Copy the lines of the data below exactly, starting at the first and stopping after the line that contains "3939, 4017, 4039];"; include no pictures.
>> Start
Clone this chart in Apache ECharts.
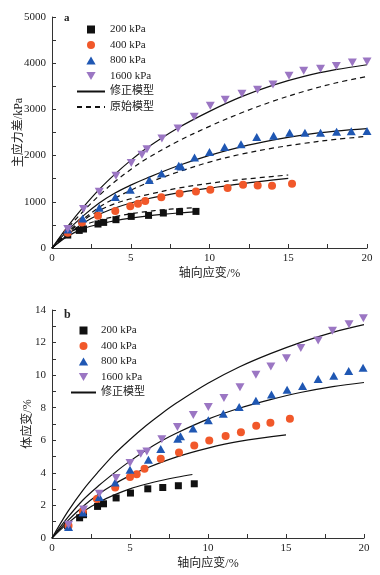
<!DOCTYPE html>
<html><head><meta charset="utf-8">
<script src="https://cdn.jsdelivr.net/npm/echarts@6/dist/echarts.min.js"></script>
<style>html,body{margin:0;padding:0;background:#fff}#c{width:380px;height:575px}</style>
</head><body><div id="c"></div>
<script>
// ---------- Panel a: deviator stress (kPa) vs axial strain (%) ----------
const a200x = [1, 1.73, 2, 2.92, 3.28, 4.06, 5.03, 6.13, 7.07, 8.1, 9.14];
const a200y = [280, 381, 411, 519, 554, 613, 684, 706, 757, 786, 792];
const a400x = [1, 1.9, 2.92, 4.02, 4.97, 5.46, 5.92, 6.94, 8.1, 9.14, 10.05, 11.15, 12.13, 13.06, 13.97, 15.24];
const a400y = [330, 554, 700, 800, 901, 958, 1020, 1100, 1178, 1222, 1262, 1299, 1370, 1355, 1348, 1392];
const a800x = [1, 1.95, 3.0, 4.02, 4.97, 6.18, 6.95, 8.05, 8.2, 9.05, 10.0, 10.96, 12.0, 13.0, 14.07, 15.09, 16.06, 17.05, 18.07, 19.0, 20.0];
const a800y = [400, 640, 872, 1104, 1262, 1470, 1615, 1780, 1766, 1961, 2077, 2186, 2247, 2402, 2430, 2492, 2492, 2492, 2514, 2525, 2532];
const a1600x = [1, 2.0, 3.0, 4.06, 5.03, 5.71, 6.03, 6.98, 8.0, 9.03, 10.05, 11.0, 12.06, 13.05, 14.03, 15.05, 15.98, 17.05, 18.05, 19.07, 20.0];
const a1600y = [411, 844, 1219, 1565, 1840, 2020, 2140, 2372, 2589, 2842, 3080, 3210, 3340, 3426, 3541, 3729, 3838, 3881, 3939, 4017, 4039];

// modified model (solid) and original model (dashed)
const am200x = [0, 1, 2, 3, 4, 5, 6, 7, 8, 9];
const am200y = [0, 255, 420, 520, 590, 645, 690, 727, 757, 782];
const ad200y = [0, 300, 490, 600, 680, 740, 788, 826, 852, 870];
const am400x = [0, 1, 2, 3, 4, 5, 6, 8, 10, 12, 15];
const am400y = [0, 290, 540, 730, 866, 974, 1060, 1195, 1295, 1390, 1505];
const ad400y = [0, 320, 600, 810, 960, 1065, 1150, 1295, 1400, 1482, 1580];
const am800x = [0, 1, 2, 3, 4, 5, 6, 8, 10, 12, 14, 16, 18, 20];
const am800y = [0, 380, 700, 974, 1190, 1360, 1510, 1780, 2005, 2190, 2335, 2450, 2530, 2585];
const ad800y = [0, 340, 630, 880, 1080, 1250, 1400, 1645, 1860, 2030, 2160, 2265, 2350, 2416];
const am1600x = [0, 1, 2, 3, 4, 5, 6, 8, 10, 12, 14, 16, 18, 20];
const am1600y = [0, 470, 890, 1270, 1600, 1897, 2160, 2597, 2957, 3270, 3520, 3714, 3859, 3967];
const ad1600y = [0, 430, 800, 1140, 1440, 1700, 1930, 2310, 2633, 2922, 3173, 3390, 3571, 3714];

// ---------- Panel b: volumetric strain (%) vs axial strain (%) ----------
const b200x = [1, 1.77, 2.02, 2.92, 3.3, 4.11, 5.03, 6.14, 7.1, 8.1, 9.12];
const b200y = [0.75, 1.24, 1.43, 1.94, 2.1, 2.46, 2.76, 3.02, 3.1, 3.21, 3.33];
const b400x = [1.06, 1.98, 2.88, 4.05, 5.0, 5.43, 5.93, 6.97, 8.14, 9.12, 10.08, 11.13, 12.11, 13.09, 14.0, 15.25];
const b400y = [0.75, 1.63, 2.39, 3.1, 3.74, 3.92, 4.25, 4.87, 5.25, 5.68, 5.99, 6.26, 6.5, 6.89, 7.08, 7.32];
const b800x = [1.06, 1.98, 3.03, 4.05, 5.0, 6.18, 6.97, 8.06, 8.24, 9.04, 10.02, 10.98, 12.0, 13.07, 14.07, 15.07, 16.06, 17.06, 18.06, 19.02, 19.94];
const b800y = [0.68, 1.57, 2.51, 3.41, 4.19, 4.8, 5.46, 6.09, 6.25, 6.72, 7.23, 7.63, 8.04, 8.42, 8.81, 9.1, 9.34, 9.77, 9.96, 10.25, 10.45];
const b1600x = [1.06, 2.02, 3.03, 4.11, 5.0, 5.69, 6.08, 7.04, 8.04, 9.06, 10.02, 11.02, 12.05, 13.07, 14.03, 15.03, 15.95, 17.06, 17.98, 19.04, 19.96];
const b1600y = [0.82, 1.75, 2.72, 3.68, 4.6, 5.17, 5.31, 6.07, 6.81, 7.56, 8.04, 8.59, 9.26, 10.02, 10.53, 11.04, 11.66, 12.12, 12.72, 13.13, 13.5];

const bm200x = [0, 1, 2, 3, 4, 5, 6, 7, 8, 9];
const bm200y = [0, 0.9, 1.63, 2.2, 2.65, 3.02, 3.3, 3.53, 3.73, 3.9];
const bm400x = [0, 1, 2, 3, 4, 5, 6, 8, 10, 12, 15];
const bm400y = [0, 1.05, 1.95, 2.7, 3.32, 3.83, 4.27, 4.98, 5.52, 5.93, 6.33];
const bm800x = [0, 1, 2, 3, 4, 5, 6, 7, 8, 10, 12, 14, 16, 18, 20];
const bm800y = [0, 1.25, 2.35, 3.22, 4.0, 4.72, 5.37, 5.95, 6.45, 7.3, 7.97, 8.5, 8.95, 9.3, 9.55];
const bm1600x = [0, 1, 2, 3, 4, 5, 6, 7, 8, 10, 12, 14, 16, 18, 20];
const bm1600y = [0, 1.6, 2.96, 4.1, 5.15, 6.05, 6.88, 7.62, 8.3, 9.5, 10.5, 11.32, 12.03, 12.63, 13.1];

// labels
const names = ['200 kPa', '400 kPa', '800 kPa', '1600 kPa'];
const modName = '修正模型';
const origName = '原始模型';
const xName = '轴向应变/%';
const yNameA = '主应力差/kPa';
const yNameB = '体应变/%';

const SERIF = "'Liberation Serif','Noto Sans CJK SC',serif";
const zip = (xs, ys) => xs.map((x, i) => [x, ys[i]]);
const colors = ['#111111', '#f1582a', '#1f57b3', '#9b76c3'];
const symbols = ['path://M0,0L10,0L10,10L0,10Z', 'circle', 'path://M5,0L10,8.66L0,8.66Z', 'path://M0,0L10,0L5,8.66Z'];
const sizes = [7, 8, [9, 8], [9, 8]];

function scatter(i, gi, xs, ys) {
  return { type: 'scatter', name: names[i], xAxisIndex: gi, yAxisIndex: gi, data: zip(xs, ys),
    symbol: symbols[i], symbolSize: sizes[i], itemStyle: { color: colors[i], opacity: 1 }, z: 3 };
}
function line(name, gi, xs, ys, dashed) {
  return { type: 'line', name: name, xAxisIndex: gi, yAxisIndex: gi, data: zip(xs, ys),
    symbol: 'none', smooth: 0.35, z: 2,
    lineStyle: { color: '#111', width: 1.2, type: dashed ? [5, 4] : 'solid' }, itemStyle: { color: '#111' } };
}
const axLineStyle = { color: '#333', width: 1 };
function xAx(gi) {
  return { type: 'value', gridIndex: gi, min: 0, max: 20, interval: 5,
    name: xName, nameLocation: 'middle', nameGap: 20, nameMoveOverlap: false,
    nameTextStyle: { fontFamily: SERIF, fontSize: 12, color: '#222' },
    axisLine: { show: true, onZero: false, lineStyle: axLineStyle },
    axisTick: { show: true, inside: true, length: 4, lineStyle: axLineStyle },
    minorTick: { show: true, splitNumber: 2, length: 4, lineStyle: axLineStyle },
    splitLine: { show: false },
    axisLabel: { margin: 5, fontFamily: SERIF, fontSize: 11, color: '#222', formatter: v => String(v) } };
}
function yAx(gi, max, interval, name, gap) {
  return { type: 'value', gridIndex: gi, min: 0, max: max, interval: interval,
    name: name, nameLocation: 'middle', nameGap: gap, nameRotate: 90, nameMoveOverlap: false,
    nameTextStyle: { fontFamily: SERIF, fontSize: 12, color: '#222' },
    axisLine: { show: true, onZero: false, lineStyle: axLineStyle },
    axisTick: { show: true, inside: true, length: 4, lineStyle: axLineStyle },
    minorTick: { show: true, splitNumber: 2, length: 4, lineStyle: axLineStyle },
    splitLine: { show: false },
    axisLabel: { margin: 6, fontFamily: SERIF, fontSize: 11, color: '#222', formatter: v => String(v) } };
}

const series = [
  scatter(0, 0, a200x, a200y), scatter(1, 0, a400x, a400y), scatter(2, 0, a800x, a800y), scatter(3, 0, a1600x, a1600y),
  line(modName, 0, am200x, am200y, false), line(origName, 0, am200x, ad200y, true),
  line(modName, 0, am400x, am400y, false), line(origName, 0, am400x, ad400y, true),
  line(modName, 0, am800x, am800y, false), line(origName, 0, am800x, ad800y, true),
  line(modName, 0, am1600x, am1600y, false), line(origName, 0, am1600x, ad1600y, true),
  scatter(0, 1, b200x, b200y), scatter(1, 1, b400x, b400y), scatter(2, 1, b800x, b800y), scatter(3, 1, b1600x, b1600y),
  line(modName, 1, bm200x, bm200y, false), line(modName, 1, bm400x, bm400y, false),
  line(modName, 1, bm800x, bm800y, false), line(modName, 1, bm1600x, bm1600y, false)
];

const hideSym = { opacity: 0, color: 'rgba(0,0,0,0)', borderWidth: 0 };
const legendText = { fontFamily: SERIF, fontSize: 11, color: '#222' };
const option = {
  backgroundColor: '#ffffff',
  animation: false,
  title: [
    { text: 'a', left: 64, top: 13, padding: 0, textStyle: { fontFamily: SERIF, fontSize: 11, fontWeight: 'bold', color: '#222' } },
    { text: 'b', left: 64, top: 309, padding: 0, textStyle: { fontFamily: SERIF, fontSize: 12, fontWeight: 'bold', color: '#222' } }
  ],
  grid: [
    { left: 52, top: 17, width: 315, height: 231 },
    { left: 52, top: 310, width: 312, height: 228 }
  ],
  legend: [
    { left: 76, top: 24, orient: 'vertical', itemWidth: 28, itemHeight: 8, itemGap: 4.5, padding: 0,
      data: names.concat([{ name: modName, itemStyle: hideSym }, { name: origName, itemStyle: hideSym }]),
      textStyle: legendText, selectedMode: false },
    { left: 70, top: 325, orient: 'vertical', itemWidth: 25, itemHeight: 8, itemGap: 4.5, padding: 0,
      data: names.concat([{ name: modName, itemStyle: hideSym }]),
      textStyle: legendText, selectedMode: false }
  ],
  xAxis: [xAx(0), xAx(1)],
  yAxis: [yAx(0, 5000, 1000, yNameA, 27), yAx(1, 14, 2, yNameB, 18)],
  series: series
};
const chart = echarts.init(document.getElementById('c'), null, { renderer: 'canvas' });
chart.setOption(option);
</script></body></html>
>> End
* **REPLY**
Clone this chart in Apache ECharts.
<!DOCTYPE html>
<html><head><meta charset="utf-8">
<script src="https://cdn.jsdelivr.net/npm/echarts@6/dist/echarts.min.js"></script>
<style>html,body{margin:0;padding:0;background:#fff}#c{width:380px;height:575px}</style>
</head><body><div id="c"></div>
<script>
// ---------- Panel a: deviator stress (kPa) vs axial strain (%) ----------
const a200x = [1, 1.73, 2, 2.92, 3.28, 4.06, 5.03, 6.13, 7.07, 8.1, 9.14];
const a200y = [280, 381, 411, 519, 554, 613, 684, 706, 757, 786, 792];
const a400x = [1, 1.9, 2.92, 4.02, 4.97, 5.46, 5.92, 6.94, 8.1, 9.14, 10.05, 11.15, 12.13, 13.06, 13.97, 15.24];
const a400y = [330, 554, 700, 800, 901, 958, 1020, 1100, 1178, 1222, 1262, 1299, 1370, 1355, 1348, 1392];
const a800x = [1, 1.95, 3.0, 4.02, 4.97, 6.18, 6.95, 8.05, 8.2, 9.05, 10.0, 10.96, 12.0, 13.0, 14.07, 15.09, 16.06, 17.05, 18.07, 19.0, 20.0];
const a800y = [400, 640, 872, 1104, 1262, 1470, 1615, 1780, 1766, 1961, 2077, 2186, 2247, 2402, 2430, 2492, 2492, 2492, 2514, 2525, 2532];
const a1600x = [1, 2.0, 3.0, 4.06, 5.03, 5.71, 6.03, 6.98, 8.0, 9.03, 10.05, 11.0, 12.06, 13.05, 14.03, 15.05, 15.98, 17.05, 18.05, 19.07, 20.0];
const a1600y = [411, 844, 1219, 1565, 1840, 2020, 2140, 2372, 2589, 2842, 3080, 3210, 3340, 3426, 3541, 3729, 3838, 3881, 3939, 4017, 4039];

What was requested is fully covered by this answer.